## WHAT IS EXPECTED
Reproduce the listing below exactly, beginning with its first line and ending with the line that holds "(0,0) rectangle (1204,674);"; pictures are not part of the copy.

## DATASET CONTENT
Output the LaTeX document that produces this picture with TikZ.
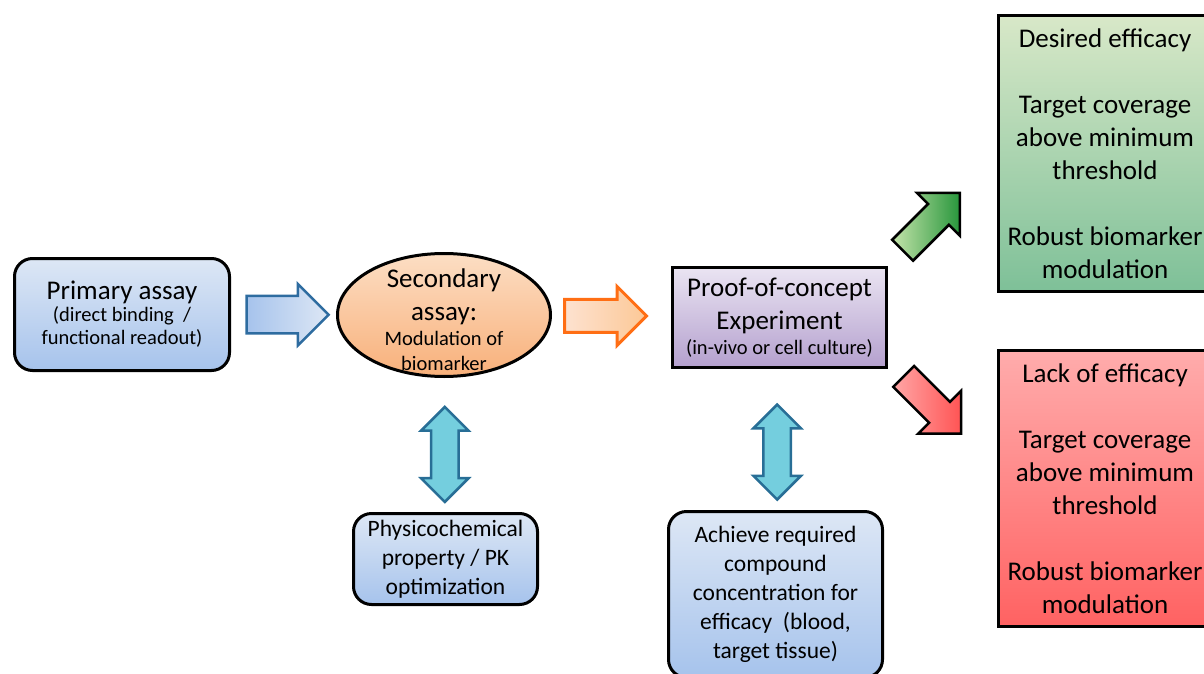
\documentclass[tikz,border=0pt]{standalone}
\usepackage{fontspec}
\setmainfont{Carlito}
\usetikzlibrary{shapes.geometric,shapes.arrows,calc}

\definecolor{boxblueA}{RGB}{221,231,245}
\definecolor{boxblueB}{RGB}{166,195,236}
\definecolor{ellA}{RGB}{252,222,196}
\definecolor{ellB}{RGB}{248,176,122}
\definecolor{pocA}{RGB}{234,228,242}
\definecolor{pocB}{RGB}{180,160,206}
\definecolor{goodA}{RGB}{216,232,200}
\definecolor{goodB}{RGB}{126,192,152}
\definecolor{badA}{RGB}{255,172,172}
\definecolor{badB}{RGB}{255,98,98}
\definecolor{arrblue}{RGB}{46,108,160}
\definecolor{arrorange}{RGB}{255,110,20}
\definecolor{twincyan}{RGB}{116,206,222}
\definecolor{twinedge}{RGB}{40,110,150}

\newcommand\lgfont{\fontsize{27}{33}\selectfont}
\newcommand\mdfont{\fontsize{23.5}{29}\selectfont}
\newcommand\smfont{\fontsize{20.5}{25}\selectfont}
\lineskiplimit=-100pt

\begin{document}
\begin{tikzpicture}[x=1pt,y=-1pt,
	roundbox/.style={draw=black, line width=3pt, rounded corners=18pt,
		top color=boxblueA, bottom color=boxblueB, align=center, inner sep=0pt},
	squarebox/.style={draw=black, line width=2.5pt, align=center, inner sep=0pt},
	flowarrow/.style={single arrow, inner xsep=0pt, line width=2.5pt},
	twinarrow/.style={double arrow, rotate=90, inner xsep=0pt, inner ysep=12.5pt,
		minimum height=95pt, double arrow head extend=10pt,
		draw=twinedge, line width=2.5pt, fill=twincyan}]

\useasboundingbox (0,0) rectangle (1204,674);

% Primary assay
\node[roundbox, minimum width=215pt, minimum height=112pt,
	font=\fontsize{20.5}{23}\selectfont] (prim) at (122,314.5)
	{{\lgfont Primary assay}\\[-1pt](direct binding\ \ /\\functional readout)};

% Secondary assay
\node[draw=black, line width=3pt, ellipse, top color=ellA, bottom color=ellB,
	minimum width=213pt, minimum height=123pt, inner sep=0pt] (sec) at (444,315) {};
\node[align=center, font=\smfont] (sectext) at (444,320)
	{{\lgfont Secondary}\\[8pt]{\lgfont assay:}\\Modulation of\\biomarker};

% Proof-of-concept experiment
\node[squarebox, top color=pocA, bottom color=pocB, minimum width=214pt,
	minimum height=100pt, font=\smfont] (poc) at (779.5,317.5)
	{{\lgfont Proof-of-concept}\\[8pt]{\lgfont Experiment}\\(in-vivo or cell culture)};

% Outcomes
\node[squarebox, top color=goodA, bottom color=goodB, minimum width=213pt,
	minimum height=276pt, font=\lgfont] (good) at (1105,153.5)
	{Desired efficacy\\[33pt]Target coverage\\above minimum\\threshold\\[33pt]Robust biomarker\\modulation};
\node[squarebox, top color=badA, bottom color=badB, minimum width=213pt,
	minimum height=276pt, font=\lgfont] (bad) at (1105,488.5)
	{Lack of efficacy\\[33pt]Target coverage\\above minimum\\threshold\\[33pt]Robust biomarker\\modulation};

% Supporting work
\node[roundbox, minimum width=184pt, minimum height=91pt, font=\mdfont] (phys) at (445.5,559)
	{Physicochemical\\property / PK\\optimization};
\node[roundbox, minimum width=214pt, minimum height=166pt, font=\mdfont] (ach) at (775.5,594.5)
	{Achieve required\\compound\\concentration for\\efficacy\ \ (blood,\\target tissue)};

% Block arrows
\node[flowarrow, minimum height=82pt, inner ysep=17.5pt, single arrow head extend=12pt,
	draw=arrblue, left color=boxblueB, right color=boxblueA]
	(toSec) at ($(prim.east)!0.45!(sec.west)$) {};
\node[flowarrow, minimum height=82pt, inner ysep=15pt, single arrow head extend=13pt,
	draw=arrorange, line width=3pt, left color={rgb,255:red,253;green,226;blue,208},
	middle color={rgb,255:red,253;green,234;blue,238}, right color={rgb,255:red,252;green,200;blue,150}]
	(toPoc) at ($(sec.east)!0.38!(poc.west)$) {};
\node[flowarrow, minimum height=81pt, inner ysep=13.5pt, single arrow head extend=15.5pt,
	rotate=45, draw=black, left color={rgb,255:red,196;green,228;blue,170},
	right color={rgb,255:red,40;green,150;blue,60}]
	(toGood) at ($(poc.north east)!0.35!(good.west)$) {};
\node[flowarrow, minimum height=81pt, inner ysep=13.5pt, single arrow head extend=15.5pt,
	rotate=-45, draw=black, left color={rgb,255:red,255;green,166;blue,166},
	right color={rgb,255:red,255;green,84;blue,84}]
	(toBad) at ([yshift=12pt]$(poc.south east)!0.36!(bad.west)$) {};

% Two-way links
\node[twinarrow] (physLink) at ($(sec.south)!0.57!(phys.north)$) {};
\node[twinarrow] (achLink) at ($(poc.south)!0.59!(ach.north)$) {};

\end{tikzpicture}
\end{document}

## FINAL RESULT
Output the LaTeX document that produces this picture with TikZ.
\documentclass[tikz,border=0pt]{standalone}
\usepackage{fontspec}
\setmainfont{Carlito}
\usetikzlibrary{shapes.geometric,shapes.arrows,calc}

\definecolor{boxblueA}{RGB}{221,231,245}
\definecolor{boxblueB}{RGB}{166,195,236}
\definecolor{ellA}{RGB}{252,222,196}
\definecolor{ellB}{RGB}{248,176,122}
\definecolor{pocA}{RGB}{234,228,242}
\definecolor{pocB}{RGB}{180,160,206}
\definecolor{goodA}{RGB}{216,232,200}
\definecolor{goodB}{RGB}{126,192,152}
\definecolor{badA}{RGB}{255,172,172}
\definecolor{badB}{RGB}{255,98,98}
\definecolor{arrblue}{RGB}{46,108,160}
\definecolor{arrorange}{RGB}{255,110,20}
\definecolor{twincyan}{RGB}{116,206,222}
\definecolor{twinedge}{RGB}{40,110,150}

\newcommand\lgfont{\fontsize{27}{33}\selectfont}
\newcommand\mdfont{\fontsize{23.5}{29}\selectfont}
\newcommand\smfont{\fontsize{20.5}{25}\selectfont}
\lineskiplimit=-100pt

\begin{document}
\begin{tikzpicture}[x=1pt,y=-1pt,
	roundbox/.style={draw=black, line width=3pt, rounded corners=18pt,
		top color=boxblueA, bottom color=boxblueB, align=center, inner sep=0pt},
	squarebox/.style={draw=black, line width=2.5pt, align=center, inner sep=0pt},
	flowarrow/.style={single arrow, inner xsep=0pt, line width=2.5pt},
	twinarrow/.style={double arrow, rotate=90, inner xsep=0pt, inner ysep=12.5pt,
		minimum height=95pt, double arrow head extend=10pt,
		draw=twinedge, line width=2.5pt, fill=twincyan}]

\useasboundingbox (0,0) rectangle (1204,674);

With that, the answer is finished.